Extract only the lines running from the top of the entries to the line that holds "ax = fig.add_axes([57/270, 1". Include that line and omit the pictures.

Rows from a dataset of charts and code
++++++++
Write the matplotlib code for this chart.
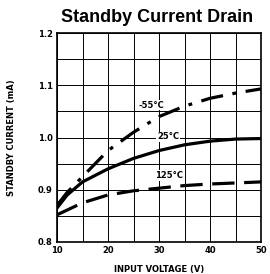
import numpy as np
import matplotlib
matplotlib.use("Agg")
import matplotlib.pyplot as plt

# values
volts = [10, 12, 15, 20, 25, 30, 35, 40, 45, 50]
cur_m55 = [0.870, 0.895, 0.925, 0.975, 1.010, 1.040, 1.060, 1.075, 1.085, 1.093]
cur_25 = [0.865, 0.890, 0.915, 0.940, 0.960, 0.975, 0.986, 0.993, 0.997, 0.998]
volts_125 = [10, 15, 20, 25, 30, 35, 40, 45, 50]
cur_125 = [0.852, 0.875, 0.890, 0.898, 0.903, 0.908, 0.911, 0.913, 0.915]

fig = plt.figure(figsize=(2.70, 2.74), dpi=100)
ax = fig.add_axes([57/270, 1 - 242/274, 204/270, 209/274])

ax.plot(volts, cur_m55, color="black", lw=2.3, dashes=[7, 3, 1.2, 3])
ax.plot(volts, cur_25, color="black", lw=2.3)
ax.plot(volts_125, cur_125, color="black", lw=2.3, dashes=[7, 3])

lbl = dict(fontsize=6, ha="center", va="center", fontweight="bold",
           bbox=dict(fc="white", ec="none", pad=0.5))
ax.text(28.5, 1.062, "-55°C", **lbl)
ax.text(31.8, 1.001, "25°C", **lbl)
ax.text(32.0, 0.927, "125°C", **lbl)

ax.set_xlim(10, 50)
ax.set_ylim(0.8, 1.2)
ax.set_xticks([10, 20, 30, 40, 50])
ax.set_yticks([0.8, 0.9, 1.0, 1.1, 1.2])
ax.set_xticks(np.arange(10, 51, 5), minor=True)
ax.set_yticks(np.arange(0.8, 1.2001, 0.05), minor=True)
ax.grid(True, which="both", color="black", lw=0.7)
ax.tick_params(which="both", length=0, labelsize=6, pad=3)
for t in ax.get_xticklabels() + ax.get_yticklabels():
    t.set_fontweight("bold")
for s in ax.spines.values():
    s.set_linewidth(1.2)

ax.set_xlabel("INPUT VOLTAGE (V)", fontsize=6, labelpad=7, fontweight="bold")
ax.set_ylabel("STANDBY CURRENT (mA)", fontsize=6, labelpad=16, fontweight="bold")
fig.text(157/270, 1 - 17/274, "Standby Current Drain", fontsize=13,
         fontweight="bold", family="Liberation Sans", ha="center", va="center")

fig.savefig("out.png", dpi=100)
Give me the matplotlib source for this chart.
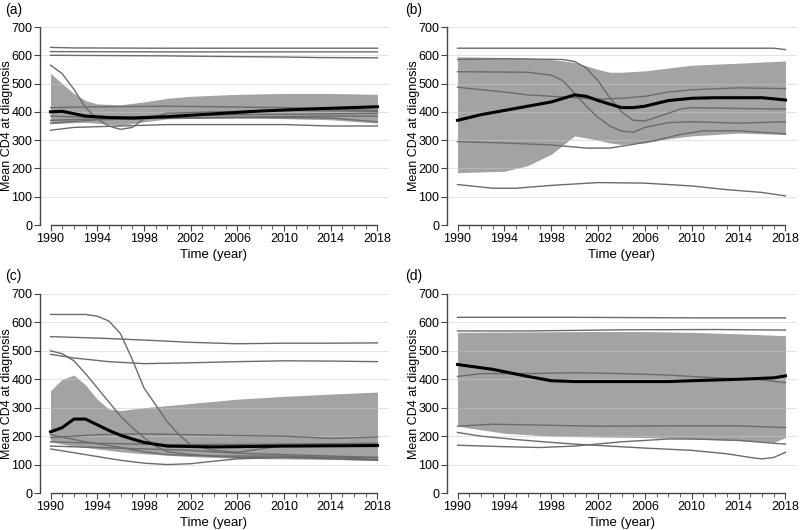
++++++++
Expected answer →
Write the matplotlib code for this chart.
import numpy as np
import matplotlib
matplotlib.use("Agg")
import matplotlib.pyplot as plt

# values
volts = [10, 12, 15, 20, 25, 30, 35, 40, 45, 50]
cur_m55 = [0.870, 0.895, 0.925, 0.975, 1.010, 1.040, 1.060, 1.075, 1.085, 1.093]
cur_25 = [0.865, 0.890, 0.915, 0.940, 0.960, 0.975, 0.986, 0.993, 0.997, 0.998]
volts_125 = [10, 15, 20, 25, 30, 35, 40, 45, 50]
cur_125 = [0.852, 0.875, 0.890, 0.898, 0.903, 0.908, 0.911, 0.913, 0.915]

fig = plt.figure(figsize=(2.70, 2.74), dpi=100)
ax = fig.add_axes([57/270, 1 - 242/274, 204/270, 209/274])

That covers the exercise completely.